Está escrito nos livros: uma crise financeira que virou crise económica e que foi transformada em grave crise social tinha que assumir a forma de crise política. Ela aí está. Mas não nos enganemos: não é por se abrir uma crise política que teremos intervenção do FMI em Portugal; ao contrário, é precisamente porque a receita FMI – ainda que em prestações – já nos governa que se abriu a presente crise política.
PS e PSD foram-se irmanando na imposição ao país de uma receita recessiva e empobrecedora. PEC após PEC, tornou-se claro que o recurso ao FMI viria. O PSD desejou-o desde a primeira hora. Sócrates não fez mais do que tentar adiá-lo para que viesse sob a forma de “apoio” europeu sem o carimbo oficial do FMI. O PEC IV é a confirmação plena desta estratégia. E as comadres zangam-se agora pura e simplesmente porque nenhuma quer assumir publicamente a responsabilidade pela vinda dos credores de fraque a que ambas foram preparando o caminho.

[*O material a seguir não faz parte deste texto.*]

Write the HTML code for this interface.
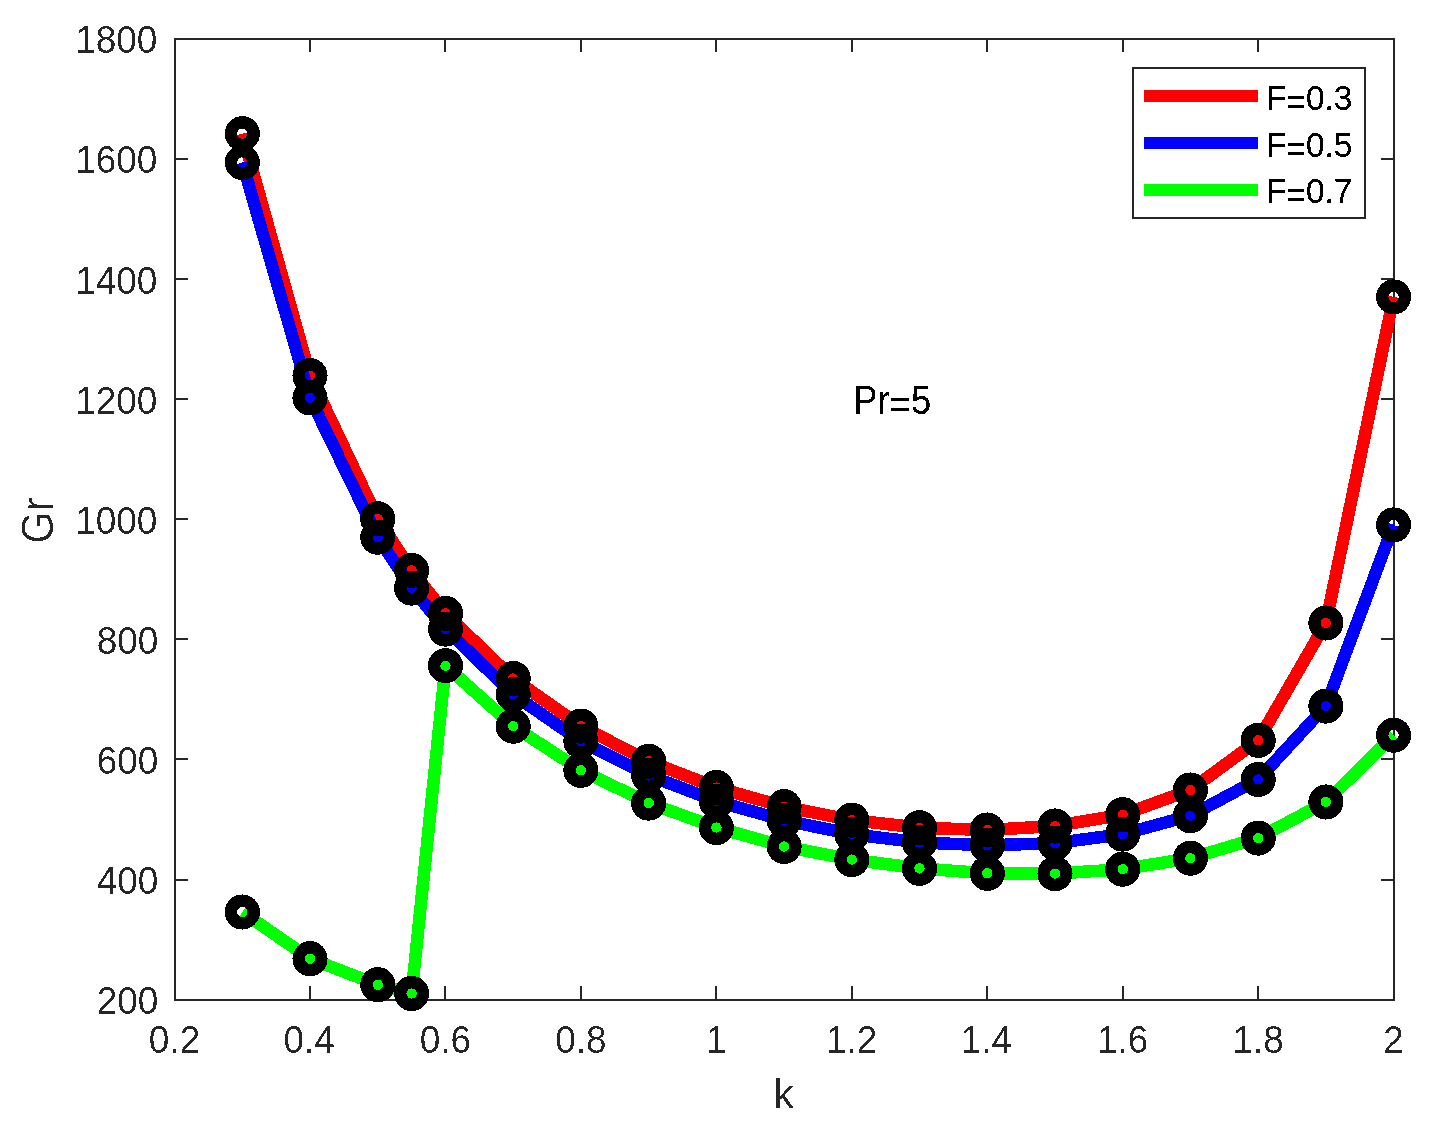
<!DOCTYPE html>
<html lang="en">
<head>
<meta charset="utf-8">
<title>Gr vs k</title>
<style>
html,body{margin:0;padding:0;background:#fff;}
body{width:1433px;height:1128px;overflow:hidden;}
svg{display:block;}
text{font-family:"Liberation Sans",Arial,Helvetica,sans-serif;}
.tick{font-size:37.5px;fill:#262626;}
.lab{font-size:41.25px;fill:#262626;}
.leg{font-size:33.75px;fill:#000;}
.ann{font-size:37.5px;fill:#000;}
</style>
</head>
<body>
<svg width="1433" height="1128" viewBox="0 0 1433 1128">
<rect x="0" y="0" width="1433" height="1128" fill="#ffffff"/>
<defs><filter id="bi" x="-5%" y="-5%" width="110%" height="110%" color-interpolation-filters="sRGB"><feComponentTransfer><feFuncA type="discrete" tableValues="0 0 0 1 1"/></feComponentTransfer></filter>
<filter id="bk" x="-5%" y="-5%" width="110%" height="110%" color-interpolation-filters="sRGB"><feComponentTransfer><feFuncA type="discrete" tableValues="0 0 1 1 1"/></feComponentTransfer></filter></defs>

<g shape-rendering="crispEdges" stroke="#262626" stroke-width="2" fill="none">
<rect x="175" y="39" width="1219" height="961"/>
<path d="M310,1000v-14M310,39v13M445,1000v-14M445,39v13M581,1000v-14M581,39v13M716,1000v-14M716,39v13M852,1000v-14M852,39v13M987,1000v-14M987,39v13M1123,1000v-14M1123,39v13M1258,1000v-14M1258,39v13M175,880h13M1394,880h-13M175,759h13M1394,759h-13M175,639h13M1394,639h-13M175,519h13M1394,519h-13M175,399h13M1394,399h-13M175,279h13M1394,279h-13M175,159h13M1394,159h-13"/>
</g>
<g filter="url(#bi)">
<text class="tick" text-anchor="middle" transform="translate(174.50,1053.30) scale(0.985,1.04)">0.2</text>
<text class="tick" text-anchor="middle" transform="translate(309.14,1053.30) scale(0.985,1.04)">0.4</text>
<text class="tick" text-anchor="middle" transform="translate(445.39,1053.30) scale(0.985,1.04)">0.6</text>
<text class="tick" text-anchor="middle" transform="translate(580.83,1053.30) scale(0.985,1.04)">0.8</text>
<text class="tick" text-anchor="middle" transform="translate(716.28,1053.30) scale(0.985,1.04)">1</text>
<text class="tick" text-anchor="middle" transform="translate(851.72,1053.30) scale(0.985,1.04)">1.2</text>
<text class="tick" text-anchor="middle" transform="translate(986.36,1053.30) scale(0.985,1.04)">1.4</text>
<text class="tick" text-anchor="middle" transform="translate(1122.61,1053.30) scale(0.985,1.04)">1.6</text>
<text class="tick" text-anchor="middle" transform="translate(1258.05,1053.30) scale(0.985,1.04)">1.8</text>
<text class="tick" text-anchor="middle" transform="translate(1393.50,1053.30) scale(0.985,1.04)">2</text>
<text class="tick" text-anchor="end" transform="translate(158.40,1013.85) scale(0.985,1.04)">200</text>
<text class="tick" text-anchor="end" transform="translate(158.40,893.85) scale(0.985,1.04)">400</text>
<text class="tick" text-anchor="end" transform="translate(158.40,773.85) scale(0.985,1.04)">600</text>
<text class="tick" text-anchor="end" transform="translate(158.40,653.85) scale(0.985,1.04)">800</text>
<text class="tick" text-anchor="end" transform="translate(157.40,533.85) scale(0.985,1.04)">1000</text>
<text class="tick" text-anchor="end" transform="translate(157.40,413.85) scale(0.985,1.04)">1200</text>
<text class="tick" text-anchor="end" transform="translate(157.40,293.85) scale(0.985,1.04)">1400</text>
<text class="tick" text-anchor="end" transform="translate(157.40,172.85) scale(0.985,1.04)">1600</text>
<text class="tick" text-anchor="end" transform="translate(157.40,52.85) scale(0.985,1.04)">1800</text>
<text class="lab" text-anchor="middle" transform="translate(783.50,1108.00)">k</text>
<text class="lab" text-anchor="middle" transform="translate(53.00,520.50) rotate(-90) scale(1.0,1.14)">Gr</text>
</g>
<g shape-rendering="crispEdges" fill="none" stroke-width="12.5" stroke-linejoin="round" stroke-linecap="butt">
<polyline stroke="#ff0000" points="242.3,133.7 310.0,375.6 377.8,518.8 411.6,570.4 445.5,613.4 513.2,678.5 580.9,726.1 648.7,761.3 716.4,787.5 784.1,806.7 851.8,820.1 919.5,827.7 987.3,830.0 1055.0,826.0 1122.7,814.7 1190.4,790.0 1258.2,740.3 1325.9,623.0 1393.6,296.9"/>
<polyline stroke="#0000ff" points="242.3,162.5 310.0,397.9 377.8,537.2 411.6,588.1 445.5,629.1 513.2,694.4 580.9,741.3 648.7,775.4 716.4,801.3 784.1,820.3 851.8,834.2 919.5,842.5 987.3,845.3 1055.0,843.2 1122.7,834.1 1190.4,815.7 1258.2,779.4 1325.9,706.1 1393.6,524.9"/>
<polyline stroke="#00ff00" points="242.3,912.0 310.0,958.7 377.8,984.7 411.6,993.5 445.5,665.7 513.2,726.2 580.9,770.3 648.7,803.1 716.4,827.5 784.1,846.5 851.8,859.6 919.5,868.4 987.3,873.3 1055.0,873.6 1122.7,869.2 1190.4,858.2 1258.2,838.1 1325.9,802.0 1393.6,735.2"/>
</g>
<g shape-rendering="crispEdges" fill="none" stroke="#000" stroke-width="12.4">
<circle cx="242.3" cy="133.7" r="11.35"/>
<circle cx="310.0" cy="375.6" r="11.35"/>
<circle cx="377.8" cy="518.8" r="11.35"/>
<circle cx="411.6" cy="570.4" r="11.35"/>
<circle cx="445.5" cy="613.4" r="11.35"/>
<circle cx="513.2" cy="678.5" r="11.35"/>
<circle cx="580.9" cy="726.1" r="11.35"/>
<circle cx="648.7" cy="761.3" r="11.35"/>
<circle cx="716.4" cy="787.5" r="11.35"/>
<circle cx="784.1" cy="806.7" r="11.35"/>
<circle cx="851.8" cy="820.1" r="11.35"/>
<circle cx="919.5" cy="827.7" r="11.35"/>
<circle cx="987.3" cy="830.0" r="11.35"/>
<circle cx="1055.0" cy="826.0" r="11.35"/>
<circle cx="1122.7" cy="814.7" r="11.35"/>
<circle cx="1190.4" cy="790.0" r="11.35"/>
<circle cx="1258.2" cy="740.3" r="11.35"/>
<circle cx="1325.9" cy="623.0" r="11.35"/>
<circle cx="1393.6" cy="296.9" r="11.35"/>
<circle cx="242.3" cy="162.5" r="11.35"/>
<circle cx="310.0" cy="397.9" r="11.35"/>
<circle cx="377.8" cy="537.2" r="11.35"/>
<circle cx="411.6" cy="588.1" r="11.35"/>
<circle cx="445.5" cy="629.1" r="11.35"/>
<circle cx="513.2" cy="694.4" r="11.35"/>
<circle cx="580.9" cy="741.3" r="11.35"/>
<circle cx="648.7" cy="775.4" r="11.35"/>
<circle cx="716.4" cy="801.3" r="11.35"/>
<circle cx="784.1" cy="820.3" r="11.35"/>
<circle cx="851.8" cy="834.2" r="11.35"/>
<circle cx="919.5" cy="842.5" r="11.35"/>
<circle cx="987.3" cy="845.3" r="11.35"/>
<circle cx="1055.0" cy="843.2" r="11.35"/>
<circle cx="1122.7" cy="834.1" r="11.35"/>
<circle cx="1190.4" cy="815.7" r="11.35"/>
<circle cx="1258.2" cy="779.4" r="11.35"/>
<circle cx="1325.9" cy="706.1" r="11.35"/>
<circle cx="1393.6" cy="524.9" r="11.35"/>
<circle cx="242.3" cy="912.0" r="11.35"/>
<circle cx="310.0" cy="958.7" r="11.35"/>
<circle cx="377.8" cy="984.7" r="11.35"/>
<circle cx="411.6" cy="993.5" r="11.35"/>
<circle cx="445.5" cy="665.7" r="11.35"/>
<circle cx="513.2" cy="726.2" r="11.35"/>
<circle cx="580.9" cy="770.3" r="11.35"/>
<circle cx="648.7" cy="803.1" r="11.35"/>
<circle cx="716.4" cy="827.5" r="11.35"/>
<circle cx="784.1" cy="846.5" r="11.35"/>
<circle cx="851.8" cy="859.6" r="11.35"/>
<circle cx="919.5" cy="868.4" r="11.35"/>
<circle cx="987.3" cy="873.3" r="11.35"/>
<circle cx="1055.0" cy="873.6" r="11.35"/>
<circle cx="1122.7" cy="869.2" r="11.35"/>
<circle cx="1190.4" cy="858.2" r="11.35"/>
<circle cx="1258.2" cy="838.1" r="11.35"/>
<circle cx="1325.9" cy="802.0" r="11.35"/>
<circle cx="1393.6" cy="735.2" r="11.35"/>
</g>
<g shape-rendering="crispEdges">
<rect x="1133" y="68" width="232" height="150" fill="#fff" stroke="#262626" stroke-width="2"/>
<rect x="1144" y="90" width="114" height="12" fill="#ff0000"/>
<rect x="1144" y="137" width="114" height="12" fill="#0000ff"/>
<rect x="1144" y="184" width="114" height="12" fill="#00ff00"/>
</g>
<g filter="url(#bk)">
<text class="leg" text-anchor="start" transform="translate(1266.00,110.00) scale(0.99,1.065)">F<tspan dy="4.2">=</tspan><tspan dy="-4.2">0.3</tspan></text>
<text class="leg" text-anchor="start" transform="translate(1266.00,157.00) scale(0.99,1.065)">F<tspan dy="4.2">=</tspan><tspan dy="-4.2">0.5</tspan></text>
<text class="leg" text-anchor="start" transform="translate(1266.00,203.00) scale(0.99,1.065)">F<tspan dy="4.2">=</tspan><tspan dy="-4.2">0.7</tspan></text>
<text class="ann" text-anchor="start" transform="translate(853.00,414.00) scale(0.975,1.06)">Pr<tspan dy="4.2">=</tspan><tspan dy="-4.2">5</tspan></text>
</g>
</svg>
</body>
</html>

Despedimentos em saldo, co-pagamento das famílias pelas despesas de saúde, “expulsão” (sic) de arrendatários em dívida – que tem isto a ver com a responsabilização do sistema financeiro que originou a bola de neve desta crise? Nada. A crise tornou-se um pretexto para uma ofensiva sem precedentes de penalização dos salários e dos direitos sociais dos mais pobres. Sempre em nome da estabilidade dos mercados e do crescimento que são cada vez mais meras miragens inverosímeis. A crise é isto.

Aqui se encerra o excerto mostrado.